If that point is lighted, we need to see how is the light effecting it, in other words, is it facing toward the light or facing a way from it. There's something called the normal vector on that point, what's we gonna do with it, we need to masur the angle between the light vector and the normal vector on that point, and as big as that angel gets the less light is getting to that point, and vice versa. That's what we call the diffuse.
How to calculate the diffuse is easy, but we need first to get the normal on that point, and each shape has it's own ways to calculate the normal, shapes are not the same.
After we get that done, we need the light vector, and that is quite easy to get we just need to subtract the point where our light is at from the point of intersection. That gives us a vector.
EACH VECTOR OF THESE NEED TO BE NORMALIZED
Now we just gonna calculate the dot produt of these last two vectors. The dot product basically is the cos of the angel between two vectors, and the cos is a value between -1 and 1, that is why we need our vectors normalized so that the result of the dot product never leavs that range.
That dot product value is the diffuse, now we need to applay it of the color of that pixel. First of all we need to have the light color mapped to the range [0,1], after that we gonna multiplay that color by the light ratio and the diffuse. That will give us the diffuse part, which means that our color is not done yet.

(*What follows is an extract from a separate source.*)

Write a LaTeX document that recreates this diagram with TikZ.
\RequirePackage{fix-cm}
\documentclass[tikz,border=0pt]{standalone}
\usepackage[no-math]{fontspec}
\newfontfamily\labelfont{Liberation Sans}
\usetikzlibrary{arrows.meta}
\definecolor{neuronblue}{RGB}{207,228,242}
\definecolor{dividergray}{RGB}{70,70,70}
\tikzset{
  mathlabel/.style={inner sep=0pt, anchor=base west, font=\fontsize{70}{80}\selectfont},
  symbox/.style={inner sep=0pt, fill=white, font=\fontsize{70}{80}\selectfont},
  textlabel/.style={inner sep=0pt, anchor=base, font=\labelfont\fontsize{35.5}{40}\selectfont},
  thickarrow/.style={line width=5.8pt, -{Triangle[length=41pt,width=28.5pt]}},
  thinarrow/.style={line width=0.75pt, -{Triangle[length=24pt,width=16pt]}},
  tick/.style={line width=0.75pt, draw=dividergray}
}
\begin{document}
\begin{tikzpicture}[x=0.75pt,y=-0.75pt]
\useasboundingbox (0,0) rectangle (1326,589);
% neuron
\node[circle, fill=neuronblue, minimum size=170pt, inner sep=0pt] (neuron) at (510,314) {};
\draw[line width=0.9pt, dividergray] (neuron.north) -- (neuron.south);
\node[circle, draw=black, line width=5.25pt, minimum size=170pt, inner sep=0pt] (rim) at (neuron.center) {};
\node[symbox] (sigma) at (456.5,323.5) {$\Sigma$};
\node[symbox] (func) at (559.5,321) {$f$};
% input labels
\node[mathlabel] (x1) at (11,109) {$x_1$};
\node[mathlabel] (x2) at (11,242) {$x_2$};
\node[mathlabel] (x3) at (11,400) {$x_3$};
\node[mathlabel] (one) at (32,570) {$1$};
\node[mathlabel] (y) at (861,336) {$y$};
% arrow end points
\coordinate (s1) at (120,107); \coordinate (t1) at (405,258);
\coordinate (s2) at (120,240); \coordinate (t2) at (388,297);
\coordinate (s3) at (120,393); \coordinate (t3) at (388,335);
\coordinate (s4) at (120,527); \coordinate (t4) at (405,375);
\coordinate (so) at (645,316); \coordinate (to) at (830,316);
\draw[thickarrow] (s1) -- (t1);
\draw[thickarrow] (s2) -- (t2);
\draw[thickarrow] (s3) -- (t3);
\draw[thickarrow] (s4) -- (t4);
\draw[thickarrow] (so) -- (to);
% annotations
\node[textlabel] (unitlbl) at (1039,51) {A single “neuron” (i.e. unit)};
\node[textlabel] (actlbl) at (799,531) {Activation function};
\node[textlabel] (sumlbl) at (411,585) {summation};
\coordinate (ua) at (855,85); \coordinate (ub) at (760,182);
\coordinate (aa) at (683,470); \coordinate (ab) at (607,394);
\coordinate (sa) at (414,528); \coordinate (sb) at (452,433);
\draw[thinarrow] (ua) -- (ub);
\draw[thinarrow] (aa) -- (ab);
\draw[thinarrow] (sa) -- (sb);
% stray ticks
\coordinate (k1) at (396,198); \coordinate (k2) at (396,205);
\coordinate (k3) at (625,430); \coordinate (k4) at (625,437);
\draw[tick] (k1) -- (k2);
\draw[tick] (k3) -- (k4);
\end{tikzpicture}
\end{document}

Here is a linke that can help :
https://www.youtube.com/watch?v=FiYDkMZCSF4&list=PLlrATfBNZ98edc5GshdBtREv5asFW3yXl&index=5
This last color component, calculates the shininess of that point in the object, and that last one is related to the shininess nature of every object, and to another factor which is the angle between view vector and the reflation vector. We need to calculate the reflation vector first, that is some pure math, that's why im gonna leave some links that will help you get a deeper understanding about the whole thing.
The view vector is the vector that is going from the point of intersection towards the camera, and i think that is easy to get, we only need to inverse the ray direction, cause the ray is coming from the camera, isn't ?.
Here is some links that will get you going :
https://www.robots.ox.ac.uk/~att/index.html
https://www.youtube.com/watch?v=KdDdljGtfeg
https://www.youtube.com/watch?v=KdDdljGtfeg&t=305s
https://www.geeksforgeeks.org/phong-model-specular-reflection-in-computer-graphics/
After we get these 3 components we need to add them to each other, and after we get that we need to multiplay the result by the color of the object and that is the color of that pixel.
final color = (ambient + diffuse + specular) * the object color
We just implemented the PHONG REFLECTION MODEL.
https://en.wikipedia.org/wiki/Phong_reflection_model
As you might already notice that this algorithm is slow, very slow cause it takes a lot of computation, but it gives a decent results, the only problem about it is that it's expensive.
How can we make it do better ?. We can use multi-threading, instead of doing the whole image at once we can devide it to multiple threads, and that will make our program run a little faster.
We can also increase the resolution, to get sharp images. We just need to shoot 4 or 16 ray through out each pixel and average that colors into one and that's the color for that pixel. You can shoot more then that, the higher the number the better the resolution you get. And this approach called the anti-aliasing.
You can do a lot of thing, to get realistic images, like refraction and reflection. We gonna keep that to another version.